13.3 In addition to the Processor's obligation to assist the Controller under Clause 13.2, the Processor shall provide reasonable assistance to the Controller, at the Controller's expense, in complying with the following obligations, taking into account the nature of the data processing and the information available to the Processor:

a) the obligation to carry out an assessment of the impact of the envisaged processing operations on the protection of personal data (a "data protection impact assessment") where a type of processing is likely to result in a high risk to the rights and freedoms of natural persons;

b) the obligation to consult the competent supervisory authority or authorities prior to processing where a data protection impact assessment indicates that the processing would result in a high risk if the controller does not take measures to mitigate the risk;

c) the obligation to ensure the accuracy and timeliness of the personal data by informing the controller without undue delay if the processor becomes aware that the personal data it is processing is inaccurate or out of date;

d) the obligations pursuant to Art. 32 GDPR;

§ 14 Notification of personal data breaches

14.1 In the event of a personal data breach, the processor shall cooperate with and provide reasonable assistance to the controller, at the controller's expense, to enable the controller to comply with its obligations under Articles 33 and 34 of the GDPR, taking into account the nature of the processing and the information available to the processor.

14.2 In the event of a personal data breach concerning data processed by the controller, the processor shall provide reasonable assistance to the controller at the controller's expense:

a) to notify the personal data breach to the competent supervisory authority or authorities, where appropriate, without undue delay after having become aware of it (unless the personal data breach is unlikely to result in a risk to the rights and freedoms of natural persons);

b) when obtaining information pursuant to Art. 33(3) GDPR;

c) when complying with the obligation pursuant to Art. 34 GDPR to communicate a personal data breach to the data subject without undue delay where the personal data breach is likely to result in a high risk to the rights and freedoms of natural persons;

14.3 In the event of a personal data breach involving data processed by the Processor, the Processor shall notify the Controller without undue delay after becoming aware of the personal data breach.
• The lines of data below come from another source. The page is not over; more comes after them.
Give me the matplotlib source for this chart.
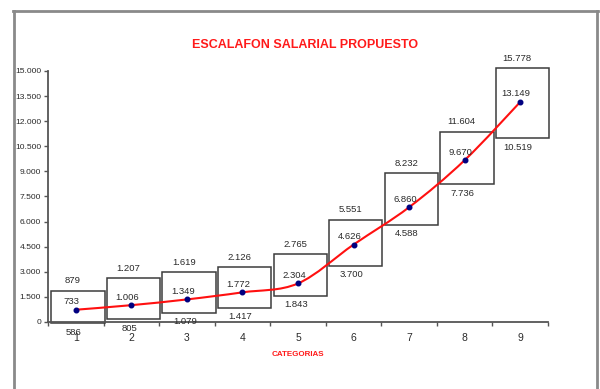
import numpy as np
import matplotlib
matplotlib.use("Agg")
import matplotlib.pyplot as plt
from matplotlib.path import Path
from matplotlib.patches import PathPatch
from matplotlib.lines import Line2D
from matplotlib.ticker import FixedLocator, FuncFormatter

# Salary scale by category
categorias = [1, 2, 3, 4, 5, 6, 7, 8, 9]
salario_medio = [733, 1006, 1349, 1772, 2304, 4626, 6860, 9670, 13149]
salario_max = [879, 1207, 1619, 2126, 2765, 5551, 8232, 11604, 15778]
salario_min = [586, 805, 1079, 1417, 1843, 3700, 4588, 7736, 10519]
# Band rectangles (lower and upper edge) for each category
banda_inf = [-60, 160, 556, 855, 1572, 3347, 5797, 8247, 10978]
banda_sup = [1870, 2611, 2970, 3269, 4034, 6096, 8886, 11373, 15161]
y_ticks = [0, 1500, 3000, 4500, 6000, 7500, 9000, 10500, 12000, 13500, 15000]


def miles(v, pos=None):
    return f"{int(round(v)):,}".replace(",", ".")


plt.rcParams['font.family'] = ['Liberation Sans', 'DejaVu Sans']

W, H = 600, 389
fig = plt.figure(figsize=(W / 100, H / 100), dpi=100)
fig.patch.set_facecolor('white')

# outer frame (top, left, right)
frame_c = '#8a8a8a'
fig.add_artist(Line2D([13 / W, 598 / W], [1 - 10.5 / H] * 2, color=frame_c, lw=2.0))
fig.add_artist(Line2D([13.5 / W, 13.5 / W], [1 - 10.5 / H, 0], color=frame_c, lw=2.0))
fig.add_artist(Line2D([597 / W, 597 / W], [1 - 10.5 / H, 0], color=frame_c, lw=2.0))

ax = fig.add_axes([48 / W, 1 - 322 / H, 500 / W, 251 / H])
ax.set_xlim(0.5, 9.5)
ax.set_ylim(0, 15000)

x = np.array(categorias, dtype=float)
inf = np.array(banda_inf, dtype=float)
sup = np.array(banda_sup, dtype=float)

# band rectangles
ax.bar(x + 0.04, sup - inf, bottom=inf, width=0.96, fill=False,
       edgecolor='#3c3c3c', linewidth=1.1, clip_on=False, zorder=2)

# smoothed line through the mid salaries
mid = np.array(salario_medio, dtype=float)
pts = np.column_stack([x, mid])
ext = np.vstack([pts[0], pts, pts[-1]])
verts = [tuple(pts[0])]
codes = [Path.MOVETO]
for i in range(len(pts) - 1):
    p0, p1, p2, p3 = ext[i], ext[i + 1], ext[i + 2], ext[i + 3]
    c1 = p1 + (p2 - p0) / 6.0
    c2 = p2 - (p3 - p1) / 6.0
    verts += [tuple(c1), tuple(c2), tuple(p2)]
    codes += [Path.CURVE4] * 3
ax.add_patch(PathPatch(Path(verts, codes), fill=False, edgecolor='#ff1010',
                       lw=1.5, zorder=3))
ax.plot(x, mid, 'o', color='#000080', ms=3.3, zorder=4)

lab_kw = dict(textcoords='offset pixels', ha='center', va='center',
              fontsize=6.8, color='#2a2a2a', zorder=5, annotation_clip=False)
for xi, m, hi, lo, b0, b1 in zip(x, mid, salario_max, salario_min, inf, sup):
    ax.annotate(miles(hi), (xi, b1), xytext=(-3, 10), **lab_kw)
    ax.annotate(miles(m), (xi, m), xytext=(-4, 8), **lab_kw)
    ax.annotate(miles(lo), (xi, b0), xytext=(-2, -9), **lab_kw)

# axes styling
for s in ('top', 'right'):
    ax.spines[s].set_visible(False)
for s in ('left', 'bottom'):
    ax.spines[s].set_color('#555555')
    ax.spines[s].set_linewidth(1.3)

ax.yaxis.set_major_locator(FixedLocator(y_ticks))
ax.yaxis.set_major_formatter(FuncFormatter(miles))
ax.tick_params(axis='y', direction='out', length=3, width=1, color='#555555',
               labelsize=6.1, labelcolor='#2a2a2a', pad=2)

ax.xaxis.set_major_locator(FixedLocator(categorias))
ax.set_xticklabels([str(c) for c in categorias])
ax.xaxis.set_minor_locator(FixedLocator(np.arange(0.5, 10, 1.0)))
ax.tick_params(axis='x', which='major', length=0, labelsize=7.5,
               labelcolor='#2a2a2a', pad=8)
ax.tick_params(axis='x', which='minor', direction='out', length=3, width=1,
               color='#555555')

fig.text(305 / W, 1 - 45 / H, 'ESCALAFON SALARIAL PROPUESTO', color='#ff1a1a',
         fontweight='bold', fontsize=9, ha='center', va='center')
fig.text(298 / W, 1 - 354 / H, 'CATEGORIAS', color='#ff1a1a',
         fontweight='bold', fontsize=5.8, ha='center', va='center')

fig.savefig('out.png', dpi=100, facecolor='white')
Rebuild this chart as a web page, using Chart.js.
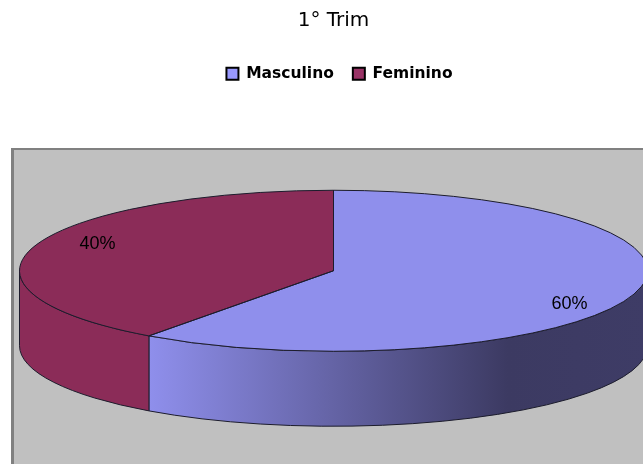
<!DOCTYPE html>
<html>
<head>
<meta charset="utf-8">
<script src="https://cdn.jsdelivr.net/npm/chart.js@4/dist/chart.umd.min.js"></script>
<style>
html, body { margin: 0; padding: 0; background: #fff; overflow: hidden; }
#wrap { width: 643px; height: 464px; }
</style>
</head>
<body>
<div id="wrap"><canvas id="myChart"></canvas></div>
<script>
const categorias = ['Masculino', 'Feminino'];
const valores = [60, 40];
const colores = ['#8f8fec', '#8b2c58'];
const coloresLeyenda = ['#9999ff', '#993366'];
const titulo = '1° Trim';

// tamaño del disco en pantalla (la torta sale circular y se aplasta)
const RX = 314, RY = 80.5, ALTO = 75;

function geometria(chart) {
    const arcs = chart.getDatasetMeta(0).data;
    return { arcs, cx: arcs[0].x, cy: arcs[0].y, r: arcs[0].outerRadius };
}

function paredFrontal(ctx, cx, cy, a, b) {
    ctx.beginPath();
    ctx.ellipse(cx, cy, RX, RY, 0, a, b);
    ctx.ellipse(cx, cy + ALTO, RX, RY, 0, b, a, true);
    ctx.closePath();
}

const torta3d = {
    id: 'torta3d',
    afterLayout(chart) {
        // la leyenda del original no está centrada con el título
        chart.legend.left += 6;
        chart.legend.right += 6;
    },
    beforeDraw(chart) {
        const ctx = chart.ctx;
        ctx.save();
        ctx.fillStyle = '#c0c0c0';
        ctx.fillRect(12, 149, chart.width, chart.height);
        ctx.fillStyle = '#808080';
        ctx.fillRect(11, 148, 3, chart.height);
        ctx.fillRect(11, 148, chart.width, 2);
        ctx.restore();
    },
    beforeDatasetsDraw(chart) {
        const ctx = chart.ctx;
        const { arcs, cx, cy, r } = geometria(chart);
        ctx.save();
        arcs.forEach((arc, i) => {
            const a = Math.max(arc.startAngle, 0);
            const b = Math.min(arc.endAngle, Math.PI);
            if (a >= b) return;
            let fill = colores[i];
            if (i === 0) {
                const x0 = cx + RX * Math.cos(b);
                const g = ctx.createLinearGradient(x0, 0, cx + RX, 0);
                g.addColorStop(0, '#8f8fec');
                g.addColorStop(0.72, '#3c3a62');
                g.addColorStop(1, '#3e3c66');
                fill = g;
            }
            paredFrontal(ctx, cx, cy, a, b);
            ctx.fillStyle = fill;
            ctx.fill();
            ctx.strokeStyle = '#1c1c2c';
            ctx.lineWidth = 1;
            ctx.stroke();
        });
        ctx.restore();
        // aplastar la torta de Chart.js
        ctx.save();
        ctx.translate(cx, cy);
        ctx.scale(RX / r, RY / r);
        ctx.translate(-cx, -cy);
    },
    afterDatasetsDraw(chart) {
        const ctx = chart.ctx;
        ctx.restore();
        const { arcs, cx, cy } = geometria(chart);
        ctx.save();
        // contorno de cada porción
        ctx.strokeStyle = '#1c1c2c';
        ctx.lineWidth = 1;
        arcs.forEach((arc) => {
            ctx.beginPath();
            ctx.moveTo(cx, cy);
            ctx.ellipse(cx, cy, RX, RY, 0, arc.startAngle, arc.endAngle);
            ctx.closePath();
            ctx.stroke();
        });
        // porcentajes
        ctx.fillStyle = '#000';
        ctx.font = '18px "Liberation Sans"';
        ctx.textAlign = 'center';
        ctx.textBaseline = 'middle';
        arcs.forEach((arc, i) => {
            const m = (arc.startAngle + arc.endAngle) / 2;
            const x = cx + RX * 0.79 * Math.cos(m);
            const y = cy + RY * 1.2 * Math.sin(m) + 3;
            ctx.fillText(valores[i] + '%', x, y);
        });
        ctx.restore();
    }
};

new Chart(document.getElementById('myChart').getContext('2d'), {
    type: 'pie',
    data: {
        labels: categorias,
        datasets: [{
            data: valores,
            backgroundColor: colores,
            borderWidth: 0
        }]
    },
    options: {
        responsive: true,
        maintainAspectRatio: false,
        animation: false,
        layout: { padding: { left: 24, top: 8, bottom: 14, right: 0 } },
        plugins: {
            title: {
                display: true,
                text: titulo,
                color: '#000',
                font: { family: '"DejaVu Sans"', size: 20, weight: 'normal' },
                padding: { top: 1, bottom: 14 }
            },
            legend: {
                position: 'top',
                labels: {
                    color: '#000',
                    boxWidth: 12,
                    boxHeight: 12,
                    padding: 19,
                    font: { family: '"DejaVu Sans"', size: 15.5, weight: 'bold' },
                    generateLabels(chart) {
                        return Chart.overrides.pie.plugins.legend.labels.generateLabels(chart).map((l, i) => {
                            l.fillStyle = coloresLeyenda[i];
                            l.lineWidth = 2;
                            l.strokeStyle = '#000';
                            return l;
                        });
                    }
                }
            },
            tooltip: { enabled: false }
        }
    },
    plugins: [torta3d]
});
</script>
</body>
</html>
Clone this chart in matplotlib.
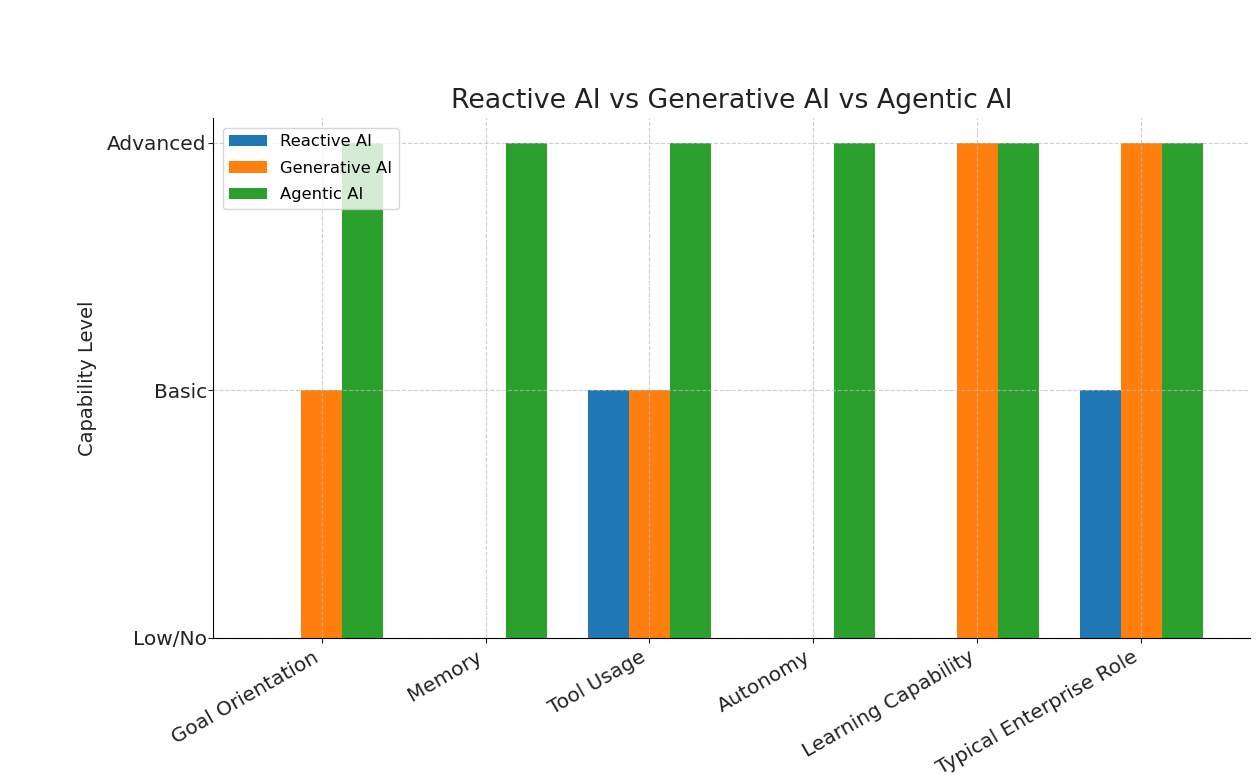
import matplotlib
matplotlib.use("Agg")
import matplotlib.pyplot as plt
import numpy as np

# capability levels (0 = Low/No, 1 = Basic, 2 = Advanced)
features = ['Goal Orientation', 'Memory', 'Tool Usage', 'Autonomy',
            'Learning Capability', 'Typical Enterprise Role']
reactive = [0, 0, 1, 0, 0, 1]
generative = [1, 0, 1, 0, 2, 2]
agentic = [2, 2, 2, 2, 2, 2]
level_labels = ['Low/No', 'Basic', 'Advanced']

x = np.arange(len(features))
width = 0.25

fig = plt.figure(figsize=(12.6, 7.76), dpi=100)
ax = fig.add_axes([0.169, 0.178, 0.823, 0.67])

ax.bar(x - width, reactive, width, label='Reactive AI', color='#1f77b4')
ax.bar(x, generative, width, label='Generative AI', color='#ff7f0e')
ax.bar(x + width, agentic, width, label='Agentic AI', color='#2ca02c')

ax.set_title('Reactive AI vs Generative AI vs Agentic AI', fontsize=19.3, color='#222222', pad=7)
ax.set_ylabel('Capability Level', fontsize=14, color='#222222', labelpad=7)
ax.set_xticks(x)
ax.set_xticklabels(features, rotation=30, ha='right', fontsize=14.5)
ax.set_yticks([0, 1, 2])
ax.set_yticklabels(level_labels, fontsize=14.5)
ax.tick_params(colors='#222222')
ax.tick_params(axis='y', pad=1)

ax.grid(True, linestyle='--', color='#bbbbbb', alpha=0.7, linewidth=0.8)
ax.set_axisbelow(False)
ax.spines['top'].set_visible(False)
ax.spines['right'].set_visible(False)

ax.legend(loc='upper left', fontsize=11.8, handlelength=2.3, labelspacing=0.7,
          borderaxespad=0.6)

plt.savefig('out.png', dpi=100)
This notification shall include at least the following

a) a description of the nature of the breach (including, where possible, the categories and approximate number of data subjects and data sets concerned);

b) the details of a contact point from which further information about the personal data breach can be obtained;

c) the likely consequences of the breach and the measures taken or planned to address the breach, including the mitigation of its possible adverse effects;

If and to the extent that it is not possible to provide all such information at the same time, the first notification shall contain the information available at that time and further information shall be provided as soon as it becomes available, without undue delay.

§ 15 Termination

15.1 The term of this DPA shall commence on the effective date of the Platform Contract and shall end on the date on which the Platform Contract is terminated or expires.

15.2 Upon termination of the provision of services under the Platform Agreement, the Processor shall, at the Controller's option, delete or return all Personal Data to the Controller and delete any existing copies, unless the Processor is required or authorized by applicable law to retain Personal Data for a longer period of time.